→ **RAW RECORDS**
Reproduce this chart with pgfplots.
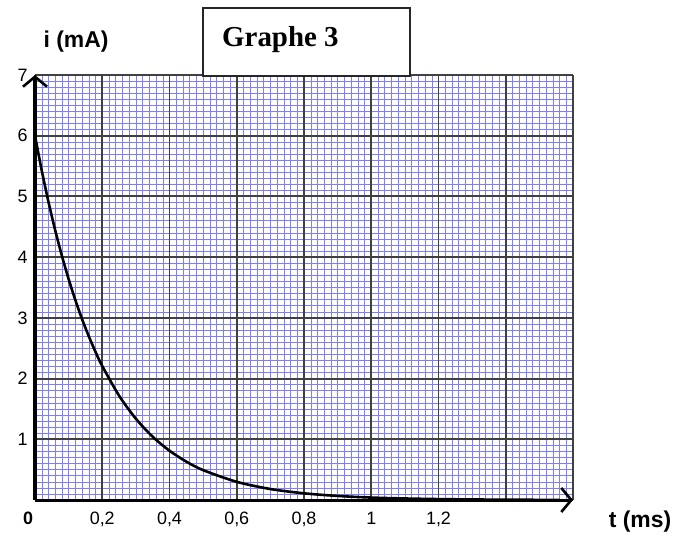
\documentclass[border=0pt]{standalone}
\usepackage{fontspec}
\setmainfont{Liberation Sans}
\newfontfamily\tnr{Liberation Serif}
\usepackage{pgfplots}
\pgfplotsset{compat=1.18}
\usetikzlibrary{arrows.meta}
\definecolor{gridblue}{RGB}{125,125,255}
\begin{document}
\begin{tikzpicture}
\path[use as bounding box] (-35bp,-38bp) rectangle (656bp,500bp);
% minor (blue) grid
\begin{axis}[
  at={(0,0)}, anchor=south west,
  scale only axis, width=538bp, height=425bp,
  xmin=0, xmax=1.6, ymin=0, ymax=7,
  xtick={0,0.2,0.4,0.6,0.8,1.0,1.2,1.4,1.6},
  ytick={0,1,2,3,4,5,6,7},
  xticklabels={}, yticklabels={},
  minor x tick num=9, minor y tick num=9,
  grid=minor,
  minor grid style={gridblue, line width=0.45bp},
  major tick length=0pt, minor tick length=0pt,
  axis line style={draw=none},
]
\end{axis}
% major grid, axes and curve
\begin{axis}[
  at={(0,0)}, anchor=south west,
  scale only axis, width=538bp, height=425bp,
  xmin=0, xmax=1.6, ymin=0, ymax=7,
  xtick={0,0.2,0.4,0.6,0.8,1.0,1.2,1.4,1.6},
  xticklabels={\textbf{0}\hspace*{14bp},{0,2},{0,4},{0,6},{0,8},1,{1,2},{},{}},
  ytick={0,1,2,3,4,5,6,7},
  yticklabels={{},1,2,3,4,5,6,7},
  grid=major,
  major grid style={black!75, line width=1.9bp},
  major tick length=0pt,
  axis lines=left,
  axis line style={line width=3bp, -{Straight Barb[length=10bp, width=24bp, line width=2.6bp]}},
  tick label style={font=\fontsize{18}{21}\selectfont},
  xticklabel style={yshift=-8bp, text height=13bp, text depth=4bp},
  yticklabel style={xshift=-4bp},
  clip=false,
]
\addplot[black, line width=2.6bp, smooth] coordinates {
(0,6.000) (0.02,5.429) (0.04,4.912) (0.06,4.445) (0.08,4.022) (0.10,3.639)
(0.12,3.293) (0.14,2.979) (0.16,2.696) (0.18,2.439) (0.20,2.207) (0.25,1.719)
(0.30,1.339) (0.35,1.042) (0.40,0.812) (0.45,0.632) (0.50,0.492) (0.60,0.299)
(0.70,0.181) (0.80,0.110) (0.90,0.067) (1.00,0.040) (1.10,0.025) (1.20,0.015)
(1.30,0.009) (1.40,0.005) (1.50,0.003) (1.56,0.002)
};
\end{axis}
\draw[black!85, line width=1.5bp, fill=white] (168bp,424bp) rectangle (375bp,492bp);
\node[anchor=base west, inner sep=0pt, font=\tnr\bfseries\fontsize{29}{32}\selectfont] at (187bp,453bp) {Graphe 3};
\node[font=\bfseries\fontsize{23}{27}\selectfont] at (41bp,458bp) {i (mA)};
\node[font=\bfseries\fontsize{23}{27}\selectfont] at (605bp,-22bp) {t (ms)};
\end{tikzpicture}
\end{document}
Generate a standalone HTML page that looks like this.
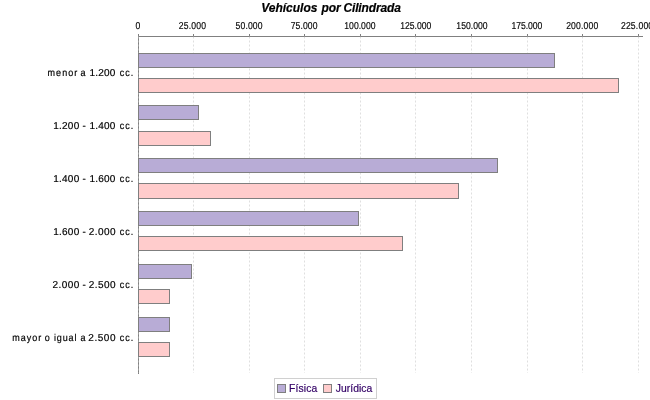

→ **EXERCISE GOAL**
Take every line from the data above that holds "this" and copy it out.

→ **THE RESULT**
Reproduce this chart with pgfplots.
Generate a standalone HTML page that looks like this.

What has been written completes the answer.